→ **WHAT THE TASK REQUIRES**: Collect the lines of the entries where "with" shows up.

→ **EXCERPTED RECORDS**:
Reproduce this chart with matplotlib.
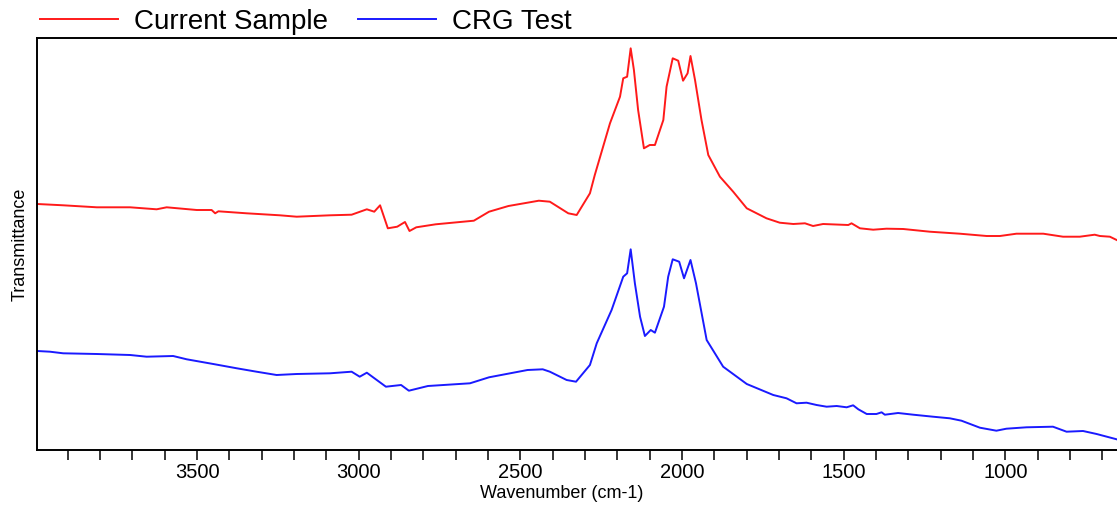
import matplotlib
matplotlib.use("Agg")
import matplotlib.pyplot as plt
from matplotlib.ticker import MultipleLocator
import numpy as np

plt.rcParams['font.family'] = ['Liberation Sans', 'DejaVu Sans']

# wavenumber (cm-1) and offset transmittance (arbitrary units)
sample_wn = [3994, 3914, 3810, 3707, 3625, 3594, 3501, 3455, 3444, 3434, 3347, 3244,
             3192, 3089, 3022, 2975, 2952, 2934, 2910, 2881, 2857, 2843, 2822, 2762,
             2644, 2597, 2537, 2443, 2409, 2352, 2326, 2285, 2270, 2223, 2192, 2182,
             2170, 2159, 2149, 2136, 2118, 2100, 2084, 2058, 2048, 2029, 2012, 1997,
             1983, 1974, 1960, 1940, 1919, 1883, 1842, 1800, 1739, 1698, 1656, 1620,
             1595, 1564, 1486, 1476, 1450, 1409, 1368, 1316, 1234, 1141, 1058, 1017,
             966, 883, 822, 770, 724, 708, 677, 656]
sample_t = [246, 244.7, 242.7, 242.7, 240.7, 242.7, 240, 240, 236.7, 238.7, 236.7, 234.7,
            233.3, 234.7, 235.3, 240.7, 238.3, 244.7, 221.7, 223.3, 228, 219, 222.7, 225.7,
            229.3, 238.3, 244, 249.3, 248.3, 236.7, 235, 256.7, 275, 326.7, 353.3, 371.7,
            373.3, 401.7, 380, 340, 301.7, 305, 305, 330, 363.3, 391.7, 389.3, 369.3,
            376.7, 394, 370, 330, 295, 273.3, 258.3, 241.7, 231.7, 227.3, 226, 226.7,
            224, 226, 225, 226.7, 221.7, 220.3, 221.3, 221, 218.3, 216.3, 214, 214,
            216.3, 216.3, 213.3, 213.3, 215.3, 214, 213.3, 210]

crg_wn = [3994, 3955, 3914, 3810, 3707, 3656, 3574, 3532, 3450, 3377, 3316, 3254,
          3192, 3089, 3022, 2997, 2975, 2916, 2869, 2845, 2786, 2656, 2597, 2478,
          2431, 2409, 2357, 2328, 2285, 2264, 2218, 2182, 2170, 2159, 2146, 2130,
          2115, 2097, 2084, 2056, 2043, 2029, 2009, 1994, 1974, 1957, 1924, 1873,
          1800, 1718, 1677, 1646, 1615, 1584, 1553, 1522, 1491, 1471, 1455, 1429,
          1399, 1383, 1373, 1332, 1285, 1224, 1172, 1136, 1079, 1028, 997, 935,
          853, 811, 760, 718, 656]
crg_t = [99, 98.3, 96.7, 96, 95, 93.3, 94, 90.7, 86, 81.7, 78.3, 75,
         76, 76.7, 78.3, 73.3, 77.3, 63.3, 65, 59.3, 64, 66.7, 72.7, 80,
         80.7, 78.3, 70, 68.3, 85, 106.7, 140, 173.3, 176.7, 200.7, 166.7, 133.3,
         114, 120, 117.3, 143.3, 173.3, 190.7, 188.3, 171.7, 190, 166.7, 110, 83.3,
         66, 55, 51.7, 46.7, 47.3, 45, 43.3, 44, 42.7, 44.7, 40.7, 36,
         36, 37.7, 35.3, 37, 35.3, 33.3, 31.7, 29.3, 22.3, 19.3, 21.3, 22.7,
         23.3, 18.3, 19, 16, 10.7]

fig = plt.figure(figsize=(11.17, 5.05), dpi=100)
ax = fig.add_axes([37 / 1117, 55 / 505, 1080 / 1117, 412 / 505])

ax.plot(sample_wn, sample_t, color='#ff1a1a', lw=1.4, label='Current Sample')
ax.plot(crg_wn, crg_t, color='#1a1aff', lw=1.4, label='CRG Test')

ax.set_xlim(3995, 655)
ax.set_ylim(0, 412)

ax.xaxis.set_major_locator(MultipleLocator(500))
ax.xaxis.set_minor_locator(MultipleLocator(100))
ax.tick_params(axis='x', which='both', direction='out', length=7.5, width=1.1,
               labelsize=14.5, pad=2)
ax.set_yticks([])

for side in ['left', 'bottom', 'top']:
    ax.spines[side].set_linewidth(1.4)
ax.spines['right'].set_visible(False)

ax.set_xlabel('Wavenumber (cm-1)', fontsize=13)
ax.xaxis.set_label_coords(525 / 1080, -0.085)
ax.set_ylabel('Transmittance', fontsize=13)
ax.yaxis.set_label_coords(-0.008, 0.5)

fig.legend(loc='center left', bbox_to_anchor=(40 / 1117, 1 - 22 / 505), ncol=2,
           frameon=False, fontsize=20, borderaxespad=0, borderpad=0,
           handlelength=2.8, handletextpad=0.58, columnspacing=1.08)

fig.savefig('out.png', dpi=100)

==

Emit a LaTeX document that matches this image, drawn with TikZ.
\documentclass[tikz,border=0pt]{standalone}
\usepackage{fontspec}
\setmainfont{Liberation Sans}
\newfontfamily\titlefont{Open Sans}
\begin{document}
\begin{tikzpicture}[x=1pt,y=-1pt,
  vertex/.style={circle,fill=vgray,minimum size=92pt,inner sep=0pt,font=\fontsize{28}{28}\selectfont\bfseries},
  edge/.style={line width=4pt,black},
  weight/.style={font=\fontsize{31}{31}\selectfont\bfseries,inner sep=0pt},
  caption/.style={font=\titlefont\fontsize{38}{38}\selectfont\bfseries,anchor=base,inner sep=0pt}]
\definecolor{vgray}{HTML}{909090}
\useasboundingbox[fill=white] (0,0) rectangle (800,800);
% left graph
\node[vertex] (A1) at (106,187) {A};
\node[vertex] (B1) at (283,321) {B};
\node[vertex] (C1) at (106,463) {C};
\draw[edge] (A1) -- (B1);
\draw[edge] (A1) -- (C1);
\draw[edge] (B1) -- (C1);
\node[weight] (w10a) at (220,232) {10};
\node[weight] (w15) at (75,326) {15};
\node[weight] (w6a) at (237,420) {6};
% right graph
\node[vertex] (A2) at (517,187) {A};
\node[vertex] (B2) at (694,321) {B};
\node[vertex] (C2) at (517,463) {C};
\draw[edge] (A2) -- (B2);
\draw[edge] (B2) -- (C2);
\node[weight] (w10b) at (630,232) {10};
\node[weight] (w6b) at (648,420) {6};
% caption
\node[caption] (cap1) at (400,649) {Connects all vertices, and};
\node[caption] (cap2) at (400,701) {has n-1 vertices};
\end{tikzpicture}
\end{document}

→ **TASK SOLUTION**:
Reproduce this chart with matplotlib.
Emit a LaTeX document that matches this image, drawn with TikZ.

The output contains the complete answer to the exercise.